I found evidence of this from reading management consultant Noel Tichy’s most recent book, “Judgment on the Front Line: How Smart Companies Win By Trusting Their People,” which explores how front-line employees who deal directly with customers are the face of any organization, the impact they have on the perception of the brand, as well as their value in providing insights into what the customer wants.
In speaking to Harvard Business Review in November 2008, John Chambers, chairman and CEO of networking specialist Cisco Systems, described his experience in this regard. “It was hard for me at first to learn to be collaborative,” he said. “The minute I’d get into a meeting, I’d listen for about ten minutes while the team discussed a problem. I knew what the answer was, and eventually I’d say, ‘All right, here’s what we’re going to do.’ But when I learned to let go and give the team the time to come to the right conclusion, I found they made just as good decisions, or even better — and just as important, they were even more invested in the decision and thus executed with greater speed and commitment.”

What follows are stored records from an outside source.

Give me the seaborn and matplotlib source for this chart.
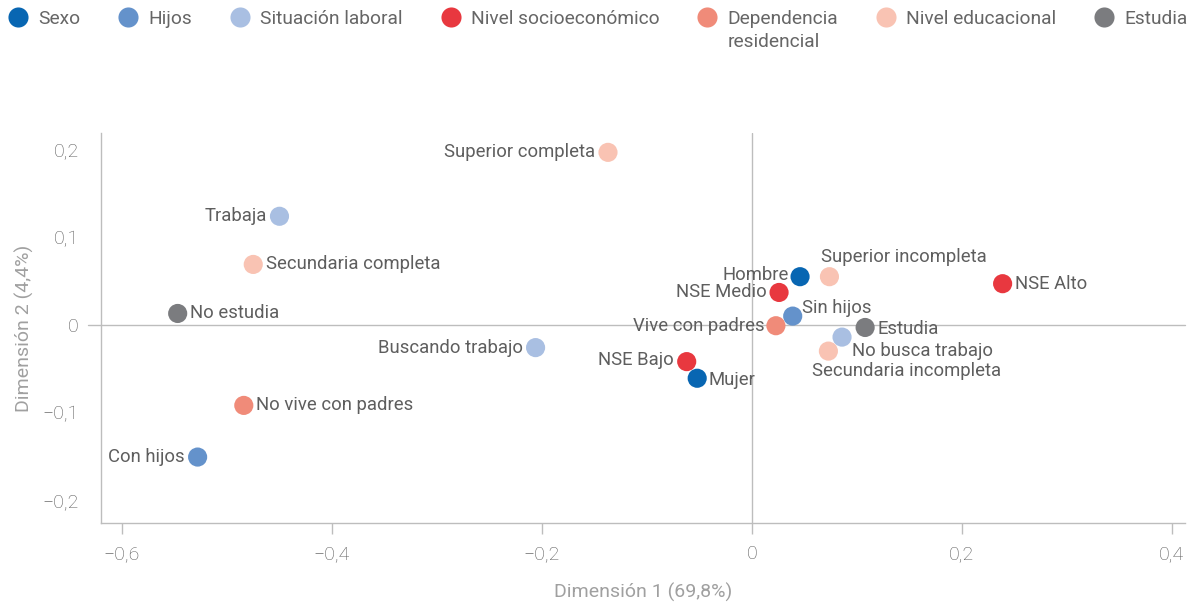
import pandas as pd
import seaborn as sns
import matplotlib.pyplot as plt

# Categories, groups and coordinates
labels = ["Hombre", "Mujer",
          "Con hijos", "Sin hijos",
          "Trabaja", "Buscando trabajo", "No busca trabajo",
          "NSE Alto", "NSE Medio", "NSE Bajo",
          "Vive con padres", "No vive con padres",
          "Superior completa", "Superior incompleta", "Secundaria completa", "Secundaria incompleta",
          "Estudia", "No estudia"]
groups = ["Sexo", "Sexo",
          "Hijos", "Hijos",
          "Situación laboral", "Situación laboral", "Situación laboral",
          "Nivel socioeconómico", "Nivel socioeconómico", "Nivel socioeconómico",
          "Dependencia residencial", "Dependencia residencial",
          "Nivel educacional", "Nivel educacional", "Nivel educacional", "Nivel educacional",
          "Estudia", "Estudia"]
dim1 = [0.046, -0.052,
        -0.528, 0.039,
        -0.450, -0.206, 0.086,
        0.239, 0.026, -0.062,
        0.023, -0.484,
        -0.137, 0.074, -0.475, 0.073,
        0.108, -0.547]
dim2 = [0.055, -0.061,
        -0.151, 0.010,
        0.124, -0.026, -0.014,
        0.047, 0.037, -0.042,
        -0.001, -0.092,
        0.197, 0.055, 0.069, -0.030,
        -0.003, 0.013]

group_order = ["Sexo", "Hijos", "Situación laboral", "Nivel socioeconómico",
               "Dependencia residencial", "Nivel educacional", "Estudia"]
legend_names = ["Sexo", "Hijos", "Situación laboral", "Nivel socioeconómico",
                "Dependencia", "Nivel educacional", "Estudia"]
xticks = [-0.6, -0.4, -0.2, 0, 0.2, 0.4]
xticklabels = ["\u22120,6", "\u22120,4", "\u22120,2", "0", "0,2", "0,4"]
yticks = [-0.2, -0.1, 0, 0.1, 0.2]
yticklabels = ["\u22120,2", "\u22120,1", "0", "0,1", "0,2"]

colors = ["#0866b2", "#6492cb", "#a9bfe2", "#e8383f", "#f08b79", "#f9c3b3", "#7b7c7f"]
palette = dict(zip(group_order, colors))

df = pd.DataFrame({"label": labels, "grupo": groups, "d1": dim1, "d2": dim2})

sns.set_style("white")
plt.rcParams["font.family"] = ["Roboto", "DejaVu Sans"]
plt.rcParams["font.weight"] = "light"

fig = plt.figure(figsize=(11.96, 6.05), dpi=100)
ax = fig.add_axes([0.0845, 0.136, 0.9065, 0.644])

ax.axhline(0, xmin=-0.012, xmax=1, color="#bdbdbd", lw=1, clip_on=False, zorder=1)
ax.axvline(0, color="#bdbdbd", lw=1, zorder=1)

sns.scatterplot(data=df, x="d1", y="d2", hue="grupo", hue_order=group_order,
                palette=palette, s=190, linewidth=0, ax=ax, zorder=3, legend=True)

# label offsets in points (dx, dy, ha)
offsets = {
    "Superior completa": (-9, 0, "right"),
    "Trabaja": (-9, 0, "right"),
    "Secundaria completa": (9, 0, "left"),
    "No estudia": (9, 0, "left"),
    "Buscando trabajo": (-9, 0, "right"),
    "No vive con padres": (9, 0, "left"),
    "Con hijos": (-9, 0, "right"),
    "Hombre": (-8, 1, "right"),
    "Superior incompleta": (-6, 14, "left"),
    "NSE Medio": (-9, 0, "right"),
    "NSE Alto": (9, 0, "left"),
    "Sin hijos": (7, 6, "left"),
    "Vive con padres": (-8, 0, "right"),
    "Estudia": (9, -1, "left"),
    "No busca trabajo": (7, -10, "left"),
    "Secundaria incompleta": (-12, -14, "left"),
    "NSE Bajo": (-9, 1, "right"),
    "Mujer": (8, -1, "left"),
}
for _, r in df.iterrows():
    dx, dy, ha = offsets[r["label"]]
    ax.annotate(r["label"], (r["d1"], r["d2"]), xytext=(dx, dy), textcoords="offset points",
                ha=ha, va="center", fontsize=13.3, fontweight="normal", color="#5e5e5e", zorder=4)

ax.set_xlim(-0.62, 0.413)
ax.set_ylim(-0.226, 0.219)
ax.set_xticks(xticks)
ax.set_xticklabels(xticklabels)
ax.set_yticks(yticks)
ax.set_yticklabels(yticklabels)
ax.tick_params(axis="x", length=8, width=1, color="#bdbdbd", pad=8, labelsize=14, labelcolor="#5a5a5a")
ax.tick_params(axis="y", length=0, pad=16, labelsize=14, labelcolor="#5a5a5a")
ax.xaxis.set_ticks_position("bottom")

for side in ["top", "right"]:
    ax.spines[side].set_visible(False)
for side in ["left", "bottom"]:
    ax.spines[side].set_color("#bdbdbd")
    ax.spines[side].set_linewidth(1)

ax.set_xlabel("Dimensión 1 (69,8%)", fontsize=14, color="#a0a0a0", labelpad=14)
ax.set_ylabel("Dimensión 2 (4,4%)", fontsize=14, color="#a0a0a0", labelpad=6)

handles, _ = ax.get_legend_handles_labels()
ax.get_legend().remove()
leg = fig.legend(handles, legend_names, loc="upper left", bbox_to_anchor=(-0.004, 0.99, 1.0, 0),
                 mode="expand", ncol=7, frameon=False, handletextpad=0.05,
                 prop={"size": 13.8, "weight": "normal"},
                 markerscale=1.05, borderaxespad=0, borderpad=0.2, columnspacing=1.0)
for t in leg.get_texts():
    t.set_color("#666666")

# second line of the "Dependencia residencial" entry, placed under the first one
fig.canvas.draw()
bb = leg.get_texts()[4].get_window_extent()
W, H = fig.bbox.width, fig.bbox.height
fig.text(bb.x0 / W, (bb.y0 - 5) / H, "residencial", ha="left", va="top",
         fontsize=13.8, fontweight="normal", color="#666666")

plt.savefig("out.png", dpi=100)
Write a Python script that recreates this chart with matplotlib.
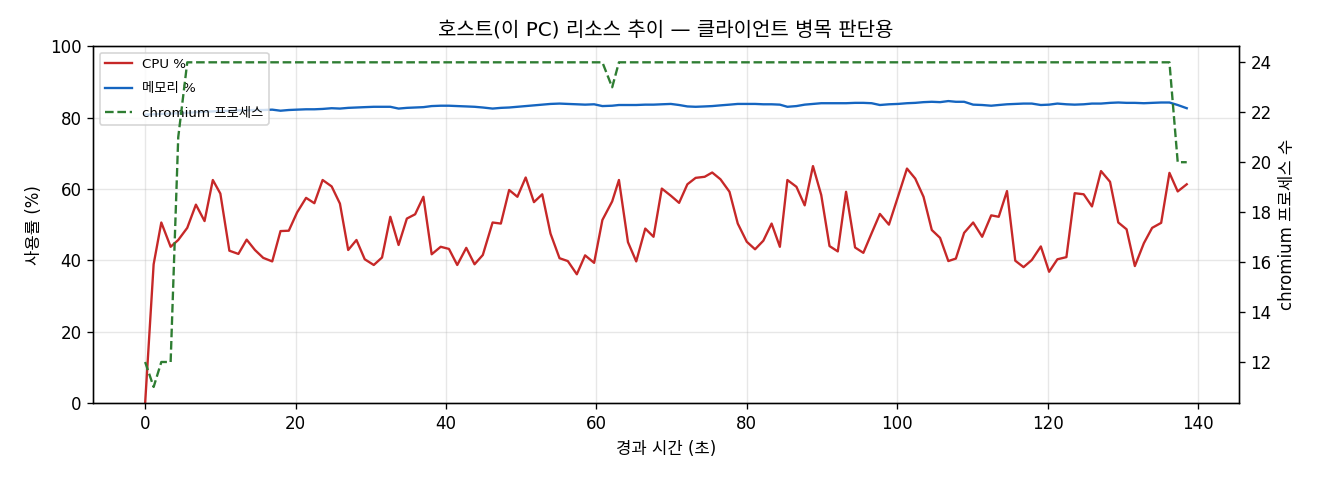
import matplotlib
matplotlib.use("Agg")
import matplotlib.pyplot as plt

plt.rcParams['font.family'] = ['DejaVu Sans', 'Noto Sans CJK KR']
plt.rcParams['axes.unicode_minus'] = False

elapsed_s = [0.0, 1.13, 2.15, 3.39, 4.4, 5.6, 6.75, 7.9, 9.0, 10.0,
             11.2, 12.4, 13.5, 14.6, 15.7, 16.9, 18.0, 19.1, 20.2, 21.4,
             22.5, 23.6, 24.8, 25.9, 27.0, 28.1, 29.2, 30.4, 31.5, 32.6,
             33.7, 34.8, 35.9, 37.0, 38.1, 39.3, 40.4, 41.5, 42.7, 43.8,
             44.9, 46.2, 47.3, 48.4, 49.5, 50.6, 51.7, 52.8, 53.9, 55.1,
             56.2, 57.4, 58.5, 59.7, 60.8, 62.1, 63.0, 64.2, 65.3, 66.5,
             67.6, 68.7, 69.9, 71.0, 72.1, 73.2, 74.4, 75.4, 76.5, 77.7,
             78.8, 80.0, 81.1, 82.2, 83.3, 84.4, 85.4, 86.6, 87.7, 88.8,
             89.9, 91.0, 92.1, 93.2, 94.4, 95.5, 96.6, 97.7, 98.9, 100.1,
             101.3, 102.4, 103.5, 104.6, 105.7, 106.8, 107.8, 108.9, 110.1, 111.3,
             112.5, 113.5, 114.6, 115.7, 116.8, 117.9, 119.1, 120.2, 121.3, 122.5,
             123.6, 124.8, 125.9, 127.1, 128.3, 129.4, 130.5, 131.6, 132.8, 133.9,
             135.1, 136.2, 137.3, 138.5]

cpu_pct = [0.0, 38.9, 50.6, 43.8, 45.7, 49.1, 55.6, 51.0, 62.5, 58.7,
           42.7, 41.8, 45.8, 42.9, 40.7, 39.7, 48.2, 48.3, 53.4, 57.5,
           56.0, 62.5, 60.7, 55.9, 42.9, 45.7, 40.3, 38.7, 40.8, 52.2,
           44.3, 51.7, 52.9, 57.8, 41.7, 43.8, 43.2, 38.7, 43.5, 38.9,
           41.5, 50.6, 50.3, 59.7, 57.8, 63.2, 56.3, 58.5, 47.5, 40.6,
           39.8, 36.1, 41.4, 39.3, 51.3, 56.5, 62.5, 45.1, 39.7, 48.9,
           46.6, 60.1, 58.1, 56.1, 61.3, 63.1, 63.4, 64.6, 62.7, 59.2,
           50.3, 45.2, 43.1, 45.5, 50.3, 43.8, 62.5, 60.6, 55.4, 66.4,
           58.3, 44.0, 42.5, 59.2, 43.6, 42.1, 47.6, 53.0, 50.0, 57.8,
           65.7, 62.9, 57.8, 48.5, 46.3, 39.8, 40.5, 47.7, 50.6, 46.6,
           52.6, 52.2, 59.4, 39.9, 38.1, 40.1, 43.9, 36.8, 40.3, 40.9,
           58.8, 58.5, 55.1, 65.0, 62.0, 50.6, 48.7, 38.4, 44.8, 49.1,
           50.5, 64.5, 59.3, 61.3]

mem_pct = [80.8, 80.9, 81.0, 81.1, 81.2, 81.3, 81.5, 81.6, 81.7, 81.8,
           81.9, 82.0, 82.0, 82.1, 82.1, 82.2, 81.9, 82.1, 82.2, 82.3,
           82.3, 82.4, 82.6, 82.5, 82.7, 82.8, 82.9, 83.0, 83.0, 83.0,
           82.5, 82.7, 82.8, 82.9, 83.2, 83.3, 83.3, 83.2, 83.1, 83.0,
           82.8, 82.5, 82.7, 82.8, 83.0, 83.2, 83.4, 83.6, 83.8, 83.9,
           83.8, 83.7, 83.6, 83.7, 83.2, 83.3, 83.5, 83.5, 83.5, 83.6,
           83.6, 83.7, 83.8, 83.5, 83.1, 83.0, 83.1, 83.2, 83.4, 83.6,
           83.8, 83.8, 83.8, 83.7, 83.7, 83.6, 83.0, 83.2, 83.6, 83.8,
           84.0, 84.0, 84.0, 84.0, 84.1, 84.1, 84.0, 83.5, 83.7, 83.8,
           84.0, 84.1, 84.3, 84.4, 84.3, 84.6, 84.4, 84.4, 83.6, 83.5,
           83.3, 83.5, 83.7, 83.8, 83.9, 83.9, 83.5, 83.6, 83.9, 83.7,
           83.6, 83.7, 83.9, 83.9, 84.1, 84.2, 84.1, 84.1, 84.0, 84.1,
           84.2, 84.2, 83.5, 82.6]

chromium_procs = [12, 11, 12, 12, 21] + [24] * 50 + [23] + [24] * 66 + [20, 20]

fig = plt.figure(figsize=(11, 4), dpi=120)
ax = fig.add_axes([0.0705, 0.160, 0.868, 0.744])
ax2 = ax.twinx()

l1, = ax.plot(elapsed_s, cpu_pct, color='#c62828', lw=1.4, label='CPU %')
l2, = ax.plot(elapsed_s, mem_pct, color='#1565c0', lw=1.4, label='메모리 %')
l3, = ax2.plot(elapsed_s, chromium_procs, color='#2e7d32', lw=1.4, ls='--',
               label='chromium 프로세스')

ax.set_ylim(0, 100)
ax.set_xlabel('경과 시간 (초)')
ax.set_ylabel('사용률 (%)')
ax2.set_ylabel('chromium 프로세스 수')
ax.set_title('호스트(이 PC) 리소스 추이 — 클라이언트 병목 판단용')
ax.grid(True, alpha=0.3)

ax.legend(handles=[l1, l2, l3], loc='upper left', fontsize=8, labelspacing=0.85)

fig.savefig('out.png', dpi=120)
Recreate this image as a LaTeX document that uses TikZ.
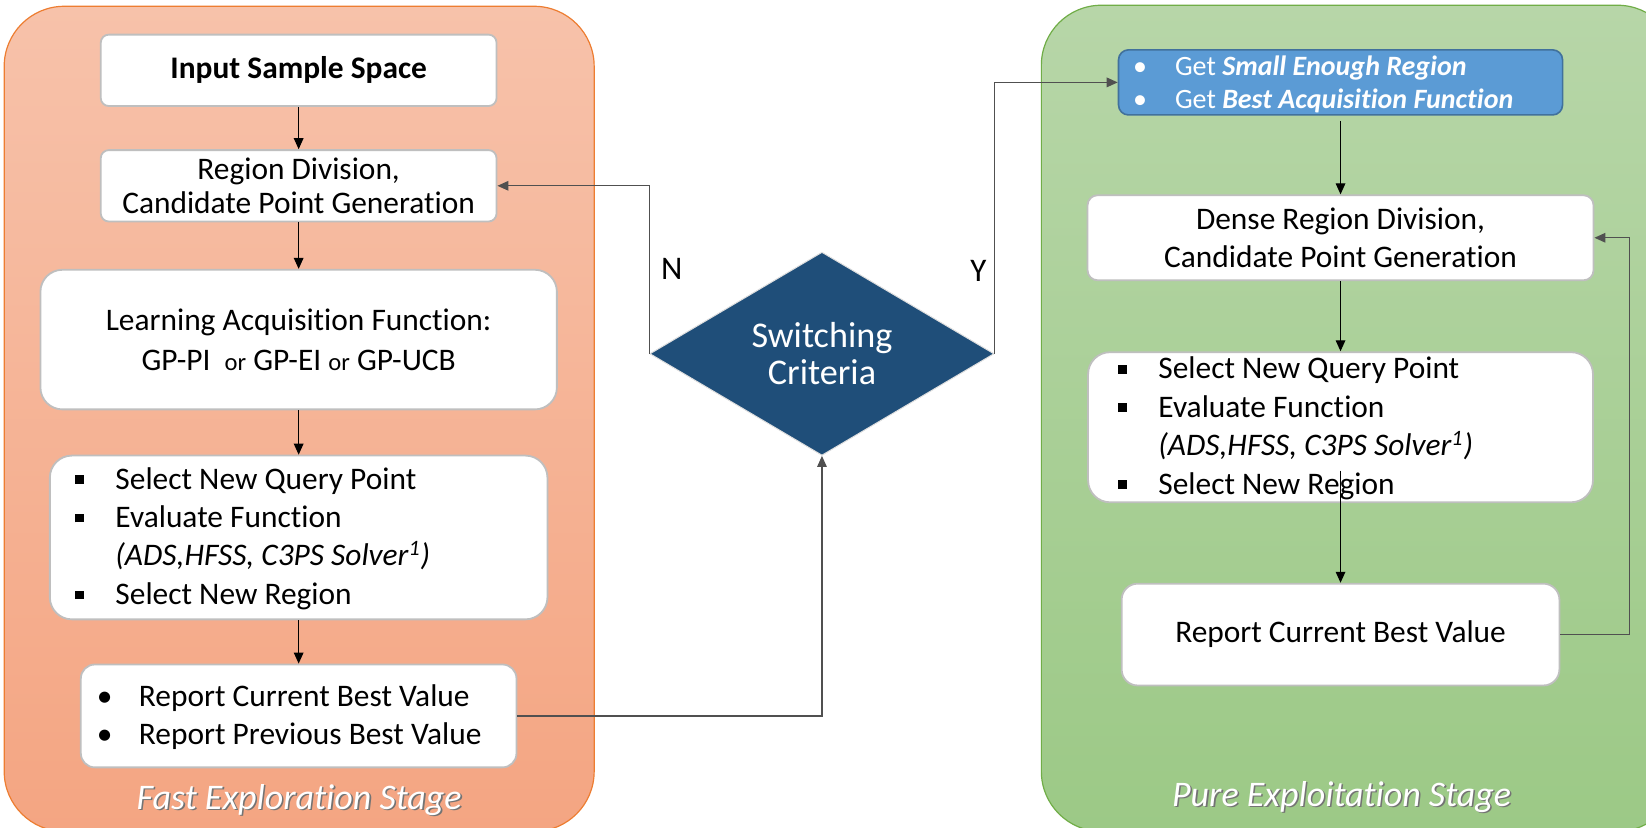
\documentclass[tikz,border=0pt]{standalone}
\usepackage{fontspec}
\setmainfont{Carlito}[Ligatures={NoCommon}]
\usetikzlibrary{arrows.meta,shapes.geometric}

\definecolor{panelOtop}{RGB}{247,194,170}
\definecolor{panelObot}{RGB}{244,165,130}
\definecolor{panelOedge}{RGB}{237,125,49}
\definecolor{panelGtop}{RGB}{183,214,168}
\definecolor{panelGbot}{RGB}{156,201,134}
\definecolor{panelGedge}{RGB}{112,173,71}
\definecolor{boxgray}{RGB}{191,191,191}
\definecolor{getblue}{RGB}{91,155,213}
\definecolor{getedge}{RGB}{65,113,156}
\definecolor{critblue}{RGB}{31,78,121}
\definecolor{linkgray}{RGB}{80,80,80}

% one drawing unit
\newlength\pxl \setlength\pxl{0.52487pt}
% bullets with their hanging column
\newcommand\sqbul{\makebox[20pt][l]{\rule[2.6pt]{4.3pt}{4.3pt}}}
\newcommand\rdbul{\makebox[21pt][l]{•}}
\newcommand\getbul{\makebox[21pt][l]{•}}

\begin{document}
\begin{tikzpicture}[x=\pxl, y=-\pxl,
  wbox/.style={draw=boxgray, line width=0.9pt, fill=white, rounded corners=4pt,
    inner sep=0pt, align=center, font=\fontsize{15.7}{17.3}\selectfont},
  listtext/.style={anchor=west, inner sep=0pt, align=left,
    font=\fontsize{15.7}{19.2}\selectfont},
  flow/.style={-{Triangle[length=5.5pt,width=4.8pt]}, line width=0.6pt, draw=black},
  loopline/.style={flow, draw=linkgray},
  stage/.style={font=\fontsize{18}{19}\selectfont\itshape, text=white, inner sep=0pt},
  stageshadow/.style={stage, text=black!55},
  yn/.style={font=\fontsize{16.5}{16.5}\selectfont, inner sep=0pt}]

\useasboundingbox (0,0) rectangle (1568,788);
\clip (0,0) rectangle (1568,788);

% stage panels
\draw[panelOedge, line width=0.6pt, top color=panelOtop, bottom color=panelObot,
  rounded corners=30pt] (4,6) rectangle (566,792);
\draw[panelGedge, line width=0.6pt, top color=panelGtop, bottom color=panelGbot,
  rounded corners=30pt] (992,5) rectangle (1598,792);

% exploration column
\node[wbox, minimum width=377*\pxl, minimum height=68*\pxl,
  font=\fontsize{15.7}{17}\selectfont\bfseries] (in) at (284.5,67) {Input Sample Space};
\node[wbox, minimum width=377*\pxl, minimum height=68*\pxl] (rd) at (284.5,177)
  {Region Division,\\Candidate Point Generation};
\node[wbox, minimum width=492*\pxl, minimum height=133*\pxl, rounded corners=11pt,
  font=\fontsize{15.7}{20}\selectfont] (la) at (284.5,323.5)
  {Learning Acquisition Function:\\GP-PI\ \ {\fontsize{12.3}{20}\selectfont or} GP-EI {\fontsize{12.3}{20}\selectfont or} GP-UCB};
\node[wbox, minimum width=474*\pxl, minimum height=156*\pxl, rounded corners=11pt]
  (sel) at (284.5,512) {};
\node[listtext] (selT) at (71.5,513)
  {\sqbul Select New Query Point\\
   \sqbul Evaluate Function\\
   \hspace*{20pt}\textit{(ADS,HFSS, C3PS Solver\textsuperscript{1})}\\
   \sqbul Select New Region};
\node[wbox, minimum width=415*\pxl, minimum height=98*\pxl, rounded corners=7pt]
  (rep) at (284.5,682) {};
\node[listtext] (repT) at (92,683)
  {\rdbul Report Current Best Value\\
   \rdbul Report Previous Best Value};

% decision
\node[shape=diamond, fill=critblue, draw=white!75!gray, line width=0.5pt,
  minimum width=328*\pxl, minimum height=168*\pxl, inner sep=0pt, text=white,
  align=center, font=\fontsize{18.1}{18.5}\selectfont] (sw) at (783,337)
  {Switching\\Criteria};
\node[yn] (nlab) at (640,256) {N};
\node[yn] (ylab) at (932,258) {Y};

% exploitation column
\node[draw=getedge, fill=getblue, line width=0.8pt, rounded corners=5pt,
  minimum width=423*\pxl, minimum height=62*\pxl, inner sep=0pt] (get) at (1277,78.5) {};
\node[listtext, text=white, font=\fontsize{14}{16.5}\selectfont] (getT) at (1079,80)
  {\getbul Get \textbf{\textit{Small Enough Region}}\\
   \getbul Get \textbf{\textit{Best Acquisition Function}}};
\node[wbox, minimum width=482*\pxl, minimum height=81*\pxl, rounded corners=5pt,
  font=\fontsize{15.7}{19}\selectfont] (dense) at (1277,226.5)
  {Dense Region Division,\\Candidate Point Generation};
\node[wbox, minimum width=481*\pxl, minimum height=143*\pxl, rounded corners=11pt]
  (sel2) at (1277,407) {};
\node[listtext] (sel2T) at (1065,408)
  {\sqbul Select New Query Point\\
   \sqbul Evaluate Function\\
   \hspace*{20pt}\textit{(ADS,HFSS, C3PS Solver\textsuperscript{1})}\\
   \sqbul Select New Region};
\node[wbox, minimum width=417*\pxl, minimum height=97*\pxl, rounded corners=8pt]
  (rep2) at (1277,604.5) {Report Current Best Value};

% stage captions
\node[stageshadow] (fastSh) at (286.5,763.5) {Fast Exploration Stage};
\node[stage] (fastS) at (285,762) {Fast Exploration Stage};
\node[stageshadow] (pureSh) at (1279.5,760.5) {Pure Exploitation Stage};
\node[stage] (pureS) at (1278,759) {Pure Exploitation Stage};

% connectors
\draw[flow] (in) -- (rd);
\draw[flow] (rd) -- (la);
\draw[flow] (la) -- (sel);
\draw[flow] (sel) -- (rep);
\draw[loopline] (rep.east) -| (sw.south);
\draw[loopline] (sw.west) |- (rd.east);
\draw[loopline] (sw.east) |- (get.west);
\draw[flow] ([yshift=-2.6pt]get.south) -- (dense.north);
\draw[flow] (dense) -- (sel2);
\draw[flow] ([yshift=16.3pt]sel2.south) -- (rep2.north);
\draw[loopline] (rep2.east) -- ++(66,0) |- (dense.east);

\end{tikzpicture}
\end{document}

What it comes down to, of course, is that when people make their own decisions, they are more dedicated to everything that follows. If your team wants what you want them to want, you are five times more likely to get it.
How do you work with your teams? What kind of voices do you want to hear, or what kind of agreement or disagreement do you ask for? At t his point, you’re aware of how important it is to be open to engagement. Are you still resisting? Or have you made steps toward becoming a Fearless Leader?